# GOAL
Pick out all lines of the entries that include the word "chart" and copy them.

# RECORDS SHOWN
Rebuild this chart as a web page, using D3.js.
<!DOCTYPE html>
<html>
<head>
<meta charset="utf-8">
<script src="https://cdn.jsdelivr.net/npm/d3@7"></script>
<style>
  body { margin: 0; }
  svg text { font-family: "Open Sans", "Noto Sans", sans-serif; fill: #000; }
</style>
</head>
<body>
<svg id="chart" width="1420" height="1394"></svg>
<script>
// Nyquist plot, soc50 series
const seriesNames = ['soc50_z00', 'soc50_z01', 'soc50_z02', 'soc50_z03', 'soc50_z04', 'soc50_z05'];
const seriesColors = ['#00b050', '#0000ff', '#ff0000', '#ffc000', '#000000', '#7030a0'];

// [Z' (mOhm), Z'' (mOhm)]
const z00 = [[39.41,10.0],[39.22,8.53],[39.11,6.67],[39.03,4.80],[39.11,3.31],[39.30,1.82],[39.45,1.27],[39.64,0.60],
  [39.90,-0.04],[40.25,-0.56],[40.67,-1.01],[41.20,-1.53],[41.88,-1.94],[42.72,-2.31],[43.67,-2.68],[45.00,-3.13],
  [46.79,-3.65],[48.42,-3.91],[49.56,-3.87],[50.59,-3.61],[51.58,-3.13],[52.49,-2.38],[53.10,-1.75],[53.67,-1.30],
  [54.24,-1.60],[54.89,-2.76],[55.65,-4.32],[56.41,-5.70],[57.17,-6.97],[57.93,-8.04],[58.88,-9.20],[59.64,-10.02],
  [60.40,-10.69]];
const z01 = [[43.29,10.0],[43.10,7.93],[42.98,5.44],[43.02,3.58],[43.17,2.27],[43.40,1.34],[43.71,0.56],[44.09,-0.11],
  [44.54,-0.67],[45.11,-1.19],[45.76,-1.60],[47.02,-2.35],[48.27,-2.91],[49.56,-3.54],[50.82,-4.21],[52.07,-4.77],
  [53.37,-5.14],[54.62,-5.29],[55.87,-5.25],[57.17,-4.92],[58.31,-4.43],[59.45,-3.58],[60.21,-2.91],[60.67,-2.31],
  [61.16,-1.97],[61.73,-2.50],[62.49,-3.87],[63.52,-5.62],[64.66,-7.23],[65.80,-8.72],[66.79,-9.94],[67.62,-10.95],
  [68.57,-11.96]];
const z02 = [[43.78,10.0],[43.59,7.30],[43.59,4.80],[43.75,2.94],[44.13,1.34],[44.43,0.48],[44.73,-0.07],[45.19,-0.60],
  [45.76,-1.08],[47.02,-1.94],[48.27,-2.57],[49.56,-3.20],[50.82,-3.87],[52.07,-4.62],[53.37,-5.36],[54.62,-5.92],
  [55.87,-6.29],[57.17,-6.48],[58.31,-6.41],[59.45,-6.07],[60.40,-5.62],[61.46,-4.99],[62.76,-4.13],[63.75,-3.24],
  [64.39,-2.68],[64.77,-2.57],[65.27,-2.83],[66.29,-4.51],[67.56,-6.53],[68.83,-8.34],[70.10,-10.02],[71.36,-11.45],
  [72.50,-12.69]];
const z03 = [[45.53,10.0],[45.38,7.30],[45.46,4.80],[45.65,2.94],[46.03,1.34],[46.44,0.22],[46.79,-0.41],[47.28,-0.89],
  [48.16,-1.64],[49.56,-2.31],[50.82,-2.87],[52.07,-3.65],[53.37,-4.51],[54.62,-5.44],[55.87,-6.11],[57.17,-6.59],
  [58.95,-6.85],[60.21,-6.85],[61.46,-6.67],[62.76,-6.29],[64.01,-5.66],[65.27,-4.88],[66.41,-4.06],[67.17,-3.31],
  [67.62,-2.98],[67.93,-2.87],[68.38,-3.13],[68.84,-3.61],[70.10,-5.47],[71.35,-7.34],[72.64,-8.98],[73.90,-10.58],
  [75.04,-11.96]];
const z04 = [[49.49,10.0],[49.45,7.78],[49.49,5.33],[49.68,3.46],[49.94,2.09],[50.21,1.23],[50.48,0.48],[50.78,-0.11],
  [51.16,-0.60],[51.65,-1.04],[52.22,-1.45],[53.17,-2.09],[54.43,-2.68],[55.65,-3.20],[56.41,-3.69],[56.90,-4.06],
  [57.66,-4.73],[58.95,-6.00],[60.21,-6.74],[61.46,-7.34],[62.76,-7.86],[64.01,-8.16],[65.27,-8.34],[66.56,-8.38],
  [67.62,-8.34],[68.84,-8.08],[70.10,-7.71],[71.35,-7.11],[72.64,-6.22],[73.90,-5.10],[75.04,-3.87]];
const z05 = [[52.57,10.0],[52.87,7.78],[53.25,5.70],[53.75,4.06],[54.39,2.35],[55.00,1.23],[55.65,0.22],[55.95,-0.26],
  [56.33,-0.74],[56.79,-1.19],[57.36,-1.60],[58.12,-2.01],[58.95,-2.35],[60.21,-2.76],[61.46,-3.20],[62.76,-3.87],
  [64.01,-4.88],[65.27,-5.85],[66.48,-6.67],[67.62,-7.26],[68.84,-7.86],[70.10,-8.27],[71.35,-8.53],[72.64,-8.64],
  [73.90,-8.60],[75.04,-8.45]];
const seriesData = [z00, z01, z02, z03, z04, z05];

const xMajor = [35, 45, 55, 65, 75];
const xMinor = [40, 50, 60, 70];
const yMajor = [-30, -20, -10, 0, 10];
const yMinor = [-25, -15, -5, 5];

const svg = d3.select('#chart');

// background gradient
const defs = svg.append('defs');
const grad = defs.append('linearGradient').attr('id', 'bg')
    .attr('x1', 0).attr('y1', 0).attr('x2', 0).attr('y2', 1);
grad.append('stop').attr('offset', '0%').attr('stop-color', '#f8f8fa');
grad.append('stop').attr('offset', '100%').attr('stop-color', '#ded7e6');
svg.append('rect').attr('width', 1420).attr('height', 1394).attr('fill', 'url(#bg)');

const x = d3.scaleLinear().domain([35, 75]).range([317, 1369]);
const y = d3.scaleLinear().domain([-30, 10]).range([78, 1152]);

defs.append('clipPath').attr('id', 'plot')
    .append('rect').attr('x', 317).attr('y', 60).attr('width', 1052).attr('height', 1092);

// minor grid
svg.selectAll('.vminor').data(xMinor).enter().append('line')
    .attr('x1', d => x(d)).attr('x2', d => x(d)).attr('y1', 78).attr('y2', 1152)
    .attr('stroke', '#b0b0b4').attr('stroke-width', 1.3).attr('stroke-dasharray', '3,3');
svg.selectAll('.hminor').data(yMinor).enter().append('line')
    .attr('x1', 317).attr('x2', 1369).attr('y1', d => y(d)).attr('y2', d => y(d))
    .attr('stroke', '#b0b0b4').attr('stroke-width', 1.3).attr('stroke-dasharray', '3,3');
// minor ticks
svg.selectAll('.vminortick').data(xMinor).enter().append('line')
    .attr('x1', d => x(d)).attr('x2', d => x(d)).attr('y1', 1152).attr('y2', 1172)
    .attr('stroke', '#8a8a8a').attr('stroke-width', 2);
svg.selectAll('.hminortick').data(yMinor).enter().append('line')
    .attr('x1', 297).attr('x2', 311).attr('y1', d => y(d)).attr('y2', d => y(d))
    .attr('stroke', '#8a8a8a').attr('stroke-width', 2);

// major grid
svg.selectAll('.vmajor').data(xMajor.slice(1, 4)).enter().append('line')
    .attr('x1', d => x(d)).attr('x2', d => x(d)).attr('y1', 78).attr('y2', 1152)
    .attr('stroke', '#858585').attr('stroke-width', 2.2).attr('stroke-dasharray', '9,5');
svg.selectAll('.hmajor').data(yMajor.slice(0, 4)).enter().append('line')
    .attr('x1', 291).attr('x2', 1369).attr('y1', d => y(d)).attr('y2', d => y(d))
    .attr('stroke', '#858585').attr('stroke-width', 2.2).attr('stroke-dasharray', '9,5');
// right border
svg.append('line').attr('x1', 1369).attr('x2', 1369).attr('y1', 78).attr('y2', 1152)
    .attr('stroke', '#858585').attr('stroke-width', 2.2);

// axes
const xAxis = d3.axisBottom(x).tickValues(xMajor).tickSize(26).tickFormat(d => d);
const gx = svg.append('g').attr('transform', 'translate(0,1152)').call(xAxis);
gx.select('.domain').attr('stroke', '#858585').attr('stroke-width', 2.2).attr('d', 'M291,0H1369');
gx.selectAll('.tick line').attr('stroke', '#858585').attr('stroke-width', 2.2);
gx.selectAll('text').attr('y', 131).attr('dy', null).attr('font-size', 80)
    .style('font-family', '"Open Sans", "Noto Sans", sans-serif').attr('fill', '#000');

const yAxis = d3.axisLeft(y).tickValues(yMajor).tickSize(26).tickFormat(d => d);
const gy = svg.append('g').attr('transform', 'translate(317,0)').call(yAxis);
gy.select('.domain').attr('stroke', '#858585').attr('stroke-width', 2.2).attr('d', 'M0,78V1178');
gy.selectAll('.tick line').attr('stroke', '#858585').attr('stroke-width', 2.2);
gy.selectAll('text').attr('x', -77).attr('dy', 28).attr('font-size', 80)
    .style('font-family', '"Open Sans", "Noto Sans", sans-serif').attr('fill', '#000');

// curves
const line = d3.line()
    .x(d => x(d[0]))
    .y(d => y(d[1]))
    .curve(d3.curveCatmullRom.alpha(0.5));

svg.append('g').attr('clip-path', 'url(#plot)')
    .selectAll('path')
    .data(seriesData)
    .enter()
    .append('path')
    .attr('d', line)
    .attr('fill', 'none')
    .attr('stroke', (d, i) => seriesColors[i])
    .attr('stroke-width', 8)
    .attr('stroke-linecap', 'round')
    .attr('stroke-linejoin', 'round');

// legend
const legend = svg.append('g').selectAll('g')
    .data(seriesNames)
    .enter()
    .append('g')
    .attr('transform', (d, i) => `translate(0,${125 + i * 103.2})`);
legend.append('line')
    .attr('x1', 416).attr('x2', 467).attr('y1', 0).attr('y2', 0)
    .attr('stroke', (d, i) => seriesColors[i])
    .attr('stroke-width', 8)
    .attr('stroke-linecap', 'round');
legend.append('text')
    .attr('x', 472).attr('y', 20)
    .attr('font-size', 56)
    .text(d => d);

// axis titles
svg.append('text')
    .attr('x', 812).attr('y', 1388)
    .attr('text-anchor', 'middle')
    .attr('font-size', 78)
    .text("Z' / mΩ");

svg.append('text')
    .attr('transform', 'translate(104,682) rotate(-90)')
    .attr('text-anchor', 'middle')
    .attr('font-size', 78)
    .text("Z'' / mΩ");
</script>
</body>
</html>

* * *

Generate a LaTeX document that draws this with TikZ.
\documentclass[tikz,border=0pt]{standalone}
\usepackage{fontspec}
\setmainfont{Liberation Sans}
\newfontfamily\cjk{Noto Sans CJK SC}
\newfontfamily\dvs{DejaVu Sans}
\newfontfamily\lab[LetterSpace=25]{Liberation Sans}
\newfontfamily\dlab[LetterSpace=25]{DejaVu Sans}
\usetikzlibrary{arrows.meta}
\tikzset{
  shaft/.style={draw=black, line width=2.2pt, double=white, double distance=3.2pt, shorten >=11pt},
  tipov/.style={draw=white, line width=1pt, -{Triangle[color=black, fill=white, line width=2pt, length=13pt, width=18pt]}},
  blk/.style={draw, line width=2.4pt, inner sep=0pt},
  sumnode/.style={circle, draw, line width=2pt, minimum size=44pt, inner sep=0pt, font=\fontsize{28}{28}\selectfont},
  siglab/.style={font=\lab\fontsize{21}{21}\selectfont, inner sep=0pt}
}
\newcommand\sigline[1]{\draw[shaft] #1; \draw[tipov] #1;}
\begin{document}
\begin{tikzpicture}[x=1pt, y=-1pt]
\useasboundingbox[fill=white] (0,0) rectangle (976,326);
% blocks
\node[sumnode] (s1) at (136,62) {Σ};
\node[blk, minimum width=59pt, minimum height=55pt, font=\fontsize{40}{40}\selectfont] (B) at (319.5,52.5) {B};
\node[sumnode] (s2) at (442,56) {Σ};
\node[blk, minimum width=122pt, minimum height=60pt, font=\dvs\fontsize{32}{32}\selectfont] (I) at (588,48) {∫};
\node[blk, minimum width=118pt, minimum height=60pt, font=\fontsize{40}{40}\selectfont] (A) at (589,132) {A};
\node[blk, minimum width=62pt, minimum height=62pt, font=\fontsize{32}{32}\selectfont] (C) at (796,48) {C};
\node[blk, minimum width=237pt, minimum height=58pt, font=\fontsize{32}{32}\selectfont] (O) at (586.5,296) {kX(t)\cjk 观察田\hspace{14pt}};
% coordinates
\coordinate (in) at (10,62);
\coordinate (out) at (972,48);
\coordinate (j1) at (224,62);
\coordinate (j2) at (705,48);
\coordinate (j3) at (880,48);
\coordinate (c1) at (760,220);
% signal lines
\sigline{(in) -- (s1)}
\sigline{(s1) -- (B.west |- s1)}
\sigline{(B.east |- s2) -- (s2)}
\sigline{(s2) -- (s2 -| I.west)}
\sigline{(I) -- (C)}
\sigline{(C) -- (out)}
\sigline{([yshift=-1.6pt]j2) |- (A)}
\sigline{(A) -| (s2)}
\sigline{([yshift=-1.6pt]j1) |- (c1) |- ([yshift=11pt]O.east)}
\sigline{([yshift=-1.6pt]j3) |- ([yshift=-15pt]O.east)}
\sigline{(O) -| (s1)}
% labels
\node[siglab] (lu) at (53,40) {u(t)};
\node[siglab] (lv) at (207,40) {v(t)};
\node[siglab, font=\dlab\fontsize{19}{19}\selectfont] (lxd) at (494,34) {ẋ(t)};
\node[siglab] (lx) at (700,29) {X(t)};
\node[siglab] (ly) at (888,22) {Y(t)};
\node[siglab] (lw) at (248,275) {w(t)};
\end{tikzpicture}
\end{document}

# FULL OUTPUT
Rebuild this chart as a web page, using D3.js.
<svg id="chart" width="1420" height="1394"></svg>
const svg = d3.select('#chart');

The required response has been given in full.